Will you output all of the data below exactly, omitting the images?

— start of RAW DATA —

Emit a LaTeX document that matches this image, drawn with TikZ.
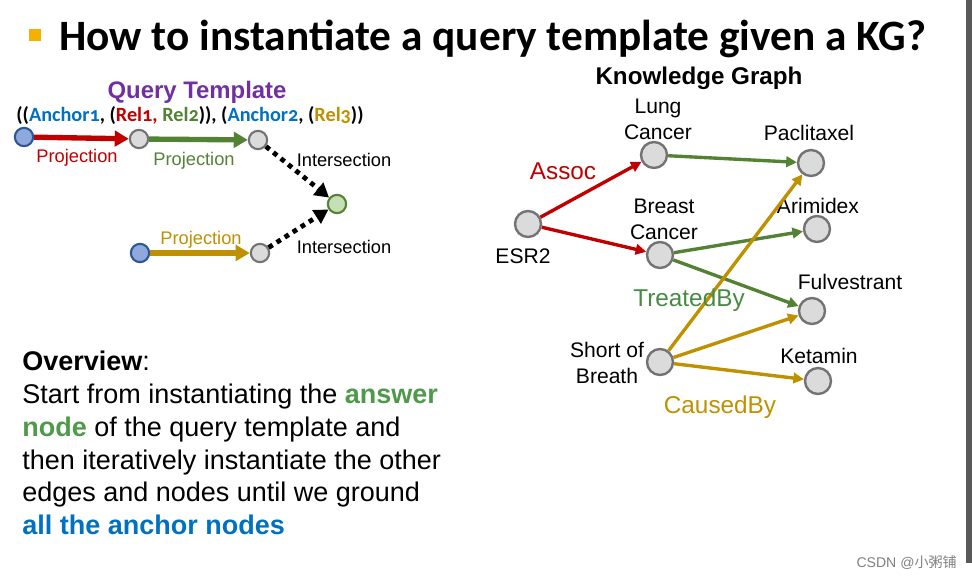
\documentclass[tikz,border=0pt]{standalone}
\usepackage{fontspec}
\setmainfont{Liberation Sans}
\newfontfamily\titlefont{Carlito}
\newfontfamily\tplfont[Numbers=OldStyle]{Carlito}
\newfontfamily\cjk{Noto Sans CJK SC}
\usepackage{tikz}
\usetikzlibrary{arrows.meta}

\definecolor{relred}{HTML}{C00000}
\definecolor{relgreen}{HTML}{548235}
\definecolor{txtgreen}{HTML}{4E9A4A}
\definecolor{relgold}{HTML}{BF9000}
\definecolor{ancblue}{HTML}{0070C0}
\definecolor{qpurple}{HTML}{7030A0}
\definecolor{bullet}{HTML}{F5B000}
\definecolor{ancfill}{HTML}{8EA9DB}
\definecolor{ancdraw}{HTML}{2F5597}
\definecolor{ansfill}{HTML}{C5E0B4}

\begin{document}
\begin{tikzpicture}
[x=0.025cm,y=-0.025cm
,kn/.style={circle,draw=gray!90!black,fill=gray!28,line width=1.7pt,minimum size=18.5pt,inner sep=0pt}
,qn/.style={circle,draw=gray!90!black,fill=gray!28,line width=1.5pt,minimum size=13pt,inner sep=0pt}
,anc/.style={qn,draw=ancdraw,fill=ancfill}
,ans/.style={qn,draw=relgreen,fill=ansfill}
,qe/.style={line width=3.8pt,arrows={-Triangle[length=10pt,width=11pt]}}
,qi/.style={line width=3.4pt,dash pattern=on 3.4pt off 3.4pt,arrows={-Triangle[length=10pt,width=11pt]}}
,ke/.style={line width=2.4pt,arrows={-Triangle[length=7.5pt,width=7.5pt]}}
,lbl/.style={font=\fontsize{15}{18.5}\selectfont,align=center,inner sep=0pt}
,ql/.style={font=\fontsize{13}{15}\selectfont,inner sep=0pt}
,rl/.style={font=\fontsize{17.3}{20}\selectfont,inner sep=0pt}]
\useasboundingbox (0,0) rectangle (972,579);
% title
\fill[bullet] (29,29) rectangle (41,41);
\node[anchor=base west,inner sep=0pt,font=\titlefont\bfseries\fontsize{30.8}{34}\selectfont] (title) at (59,50) {How to instantiate a query template given a KG?};
\fill[black!65] (966,0) rectangle (972,563);
% query template
\node[inner sep=0pt,text=qpurple,font=\bfseries\fontsize{17}{20}\selectfont] (qt) at (197,92) {Query Template};
\node[inner sep=0pt,font=\tplfont\bfseries\fontsize{14.4}{16}\selectfont] (tpl) at (190,116)
  {((\textcolor{ancblue}{Anchor1}, (\textcolor{relred}{Rel1,} \textcolor{relgreen}{Rel2})), (\textcolor{ancblue}{Anchor2}, (\textcolor{relgold}{Rel3}))};
\node[anc] (a1) at (24,137) {};
\node[qn] (v1) at (139,139) {};
\node[qn] (v2) at (258,140) {};
\node[ans] (t) at (337,204) {};
\node[anc] (a2) at (140,253) {};
\node[qn] (v3) at (260,253) {};
\draw[qe,relred] (a1) -- (v1);
\draw[qe,relgreen] (v1) -- (v2);
\draw[qe,relgold] (a2) -- (v3);
\draw[qi] (v2) -- (t);
\draw[qi] (v3) -- (t);
\node[ql,text=relred] (p1) at (77,158) {Projection};
\node[ql,text=relgreen] (p2) at (194,161) {Projection};
\node[ql,text=relgold] (p3) at (201,240) {Projection};
\node[ql] (i1) at (344,160) {Intersection};
\node[ql] (i2) at (344,247) {Intersection};
% knowledge graph
\node[inner sep=0pt,font=\bfseries\fontsize{17.2}{20}\selectfont] (kg) at (699,78) {Knowledge Graph};
\node[kn] (esr) at (528,224) {};
\node[kn] (lung) at (654,155) {};
\node[kn] (pacl) at (811,163) {};
\node[kn] (brst) at (660,255) {};
\node[kn] (arim) at (817,229) {};
\node[kn] (fulv) at (812,311) {};
\node[kn] (sob) at (660,362) {};
\node[kn] (keta) at (818,381) {};
\node[lbl] (esrT) at (523,256) {ESR2};
\node[lbl] (lungT) at (658,119) {Lung\\Cancer};
\node[lbl] (paclT) at (809,133) {Paclitaxel};
\node[lbl] (brstT) at (664,219) {Breast\\Cancer};
\node[lbl] (arimT) at (818,206) {Arimidex};
\node[lbl] (fulvT) at (850,282) {Fulvestrant};
\node[lbl] (sobT) at (607,363) {Short of\\Breath};
\node[lbl] (ketaT) at (819,356) {Ketamin};
\draw[ke,relred] (esr) -- (lung);
\draw[ke,relred] (esr) -- (brst);
\draw[ke,relgreen] (lung) -- (pacl);
\draw[ke,relgreen] (brst) -- (arim);
\draw[ke,relgreen] (brst) -- (fulv);
\draw[ke,relgold] (sob) -- (pacl);
\draw[ke,relgold] (sob) -- (fulv);
\draw[ke,relgold] (sob) -- (keta);
\node[rl,text=relred] (assoc) at (563,171) {Assoc};
\node[rl,text=txtgreen!90!black] (treat) at (689,300) {TreatedBy};
\node[rl,text=relgold] (cause) at (720,407) {CausedBy};
% overview
\node[anchor=north west,align=left,inner sep=0pt,font=\fontsize{19.2}{23.3}\selectfont] (ov) at (22,351)
  {\textbf{Overview}:\\
   Start from instantiating the \textcolor{txtgreen}{\textbf{answer}}\\
   \textcolor{txtgreen}{\textbf{node}} of the query template and\\
   then iteratively instantiate the other\\
   edges and nodes until we ground\\
   \textcolor{ancblue}{\textbf{all the anchor nodes}}};
\node[anchor=east,inner sep=0pt,text=gray,font=\fontsize{10}{12}\selectfont] (wm) at (957,563) {CSDN @{\cjk 小粥铺}};
\end{tikzpicture}
\end{document}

— end of RAW DATA —

◆ FULL RESPONSE ◆
Emit a LaTeX document that matches this image, drawn with TikZ.
\documentclass[tikz,border=0pt]{standalone}
\usepackage{fontspec}
\setmainfont{Liberation Sans}
\newfontfamily\titlefont{Carlito}
\newfontfamily\tplfont[Numbers=OldStyle]{Carlito}
\newfontfamily\cjk{Noto Sans CJK SC}
\usepackage{tikz}
\usetikzlibrary{arrows.meta}

\definecolor{relred}{HTML}{C00000}
\definecolor{relgreen}{HTML}{548235}
\definecolor{txtgreen}{HTML}{4E9A4A}
\definecolor{relgold}{HTML}{BF9000}
\definecolor{ancblue}{HTML}{0070C0}
\definecolor{qpurple}{HTML}{7030A0}
\definecolor{bullet}{HTML}{F5B000}
\definecolor{ancfill}{HTML}{8EA9DB}
\definecolor{ancdraw}{HTML}{2F5597}
\definecolor{ansfill}{HTML}{C5E0B4}

\begin{document}
\begin{tikzpicture}
[x=0.025cm,y=-0.025cm
,kn/.style={circle,draw=gray!90!black,fill=gray!28,line width=1.7pt,minimum size=18.5pt,inner sep=0pt}
,qn/.style={circle,draw=gray!90!black,fill=gray!28,line width=1.5pt,minimum size=13pt,inner sep=0pt}
,anc/.style={qn,draw=ancdraw,fill=ancfill}
,ans/.style={qn,draw=relgreen,fill=ansfill}
,qe/.style={line width=3.8pt,arrows={-Triangle[length=10pt,width=11pt]}}
,qi/.style={line width=3.4pt,dash pattern=on 3.4pt off 3.4pt,arrows={-Triangle[length=10pt,width=11pt]}}
,ke/.style={line width=2.4pt,arrows={-Triangle[length=7.5pt,width=7.5pt]}}
,lbl/.style={font=\fontsize{15}{18.5}\selectfont,align=center,inner sep=0pt}
,ql/.style={font=\fontsize{13}{15}\selectfont,inner sep=0pt}
,rl/.style={font=\fontsize{17.3}{20}\selectfont,inner sep=0pt}]
\useasboundingbox (0,0) rectangle (972,579);
% title
\fill[bullet] (29,29) rectangle (41,41);
\node[anchor=base west,inner sep=0pt,font=\titlefont\bfseries\fontsize{30.8}{34}\selectfont] (title) at (59,50) {How to instantiate a query template given a KG?};
\fill[black!65] (966,0) rectangle (972,563);
% query template
\node[inner sep=0pt,text=qpurple,font=\bfseries\fontsize{17}{20}\selectfont] (qt) at (197,92) {Query Template};
\node[inner sep=0pt,font=\tplfont\bfseries\fontsize{14.4}{16}\selectfont] (tpl) at (190,116)
  {((\textcolor{ancblue}{Anchor1}, (\textcolor{relred}{Rel1,} \textcolor{relgreen}{Rel2})), (\textcolor{ancblue}{Anchor2}, (\textcolor{relgold}{Rel3}))};
\node[anc] (a1) at (24,137) {};
\node[qn] (v1) at (139,139) {};
\node[qn] (v2) at (258,140) {};
\node[ans] (t) at (337,204) {};
\node[anc] (a2) at (140,253) {};
\node[qn] (v3) at (260,253) {};
\draw[qe,relred] (a1) -- (v1);
\draw[qe,relgreen] (v1) -- (v2);
\draw[qe,relgold] (a2) -- (v3);
\draw[qi] (v2) -- (t);
\draw[qi] (v3) -- (t);
\node[ql,text=relred] (p1) at (77,158) {Projection};
\node[ql,text=relgreen] (p2) at (194,161) {Projection};
\node[ql,text=relgold] (p3) at (201,240) {Projection};
\node[ql] (i1) at (344,160) {Intersection};
\node[ql] (i2) at (344,247) {Intersection};
% knowledge graph
\node[inner sep=0pt,font=\bfseries\fontsize{17.2}{20}\selectfont] (kg) at (699,78) {Knowledge Graph};
\node[kn] (esr) at (528,224) {};
\node[kn] (lung) at (654,155) {};
\node[kn] (pacl) at (811,163) {};
\node[kn] (brst) at (660,255) {};
\node[kn] (arim) at (817,229) {};
\node[kn] (fulv) at (812,311) {};
\node[kn] (sob) at (660,362) {};
\node[kn] (keta) at (818,381) {};
\node[lbl] (esrT) at (523,256) {ESR2};
\node[lbl] (lungT) at (658,119) {Lung\\Cancer};
\node[lbl] (paclT) at (809,133) {Paclitaxel};
\node[lbl] (brstT) at (664,219) {Breast\\Cancer};
\node[lbl] (arimT) at (818,206) {Arimidex};
\node[lbl] (fulvT) at (850,282) {Fulvestrant};
\node[lbl] (sobT) at (607,363) {Short of\\Breath};
\node[lbl] (ketaT) at (819,356) {Ketamin};
\draw[ke,relred] (esr) -- (lung);
\draw[ke,relred] (esr) -- (brst);
\draw[ke,relgreen] (lung) -- (pacl);
\draw[ke,relgreen] (brst) -- (arim);
\draw[ke,relgreen] (brst) -- (fulv);
\draw[ke,relgold] (sob) -- (pacl);
\draw[ke,relgold] (sob) -- (fulv);
\draw[ke,relgold] (sob) -- (keta);
\node[rl,text=relred] (assoc) at (563,171) {Assoc};
\node[rl,text=txtgreen!90!black] (treat) at (689,300) {TreatedBy};
\node[rl,text=relgold] (cause) at (720,407) {CausedBy};
% overview
\node[anchor=north west,align=left,inner sep=0pt,font=\fontsize{19.2}{23.3}\selectfont] (ov) at (22,351)
  {\textbf{Overview}:\\
   Start from instantiating the \textcolor{txtgreen}{\textbf{answer}}\\
   \textcolor{txtgreen}{\textbf{node}} of the query template and\\
   then iteratively instantiate the other\\
   edges and nodes until we ground\\
   \textcolor{ancblue}{\textbf{all the anchor nodes}}};
\node[anchor=east,inner sep=0pt,text=gray,font=\fontsize{10}{12}\selectfont] (wm) at (957,563) {CSDN @{\cjk 小粥铺}};
\end{tikzpicture}
\end{document}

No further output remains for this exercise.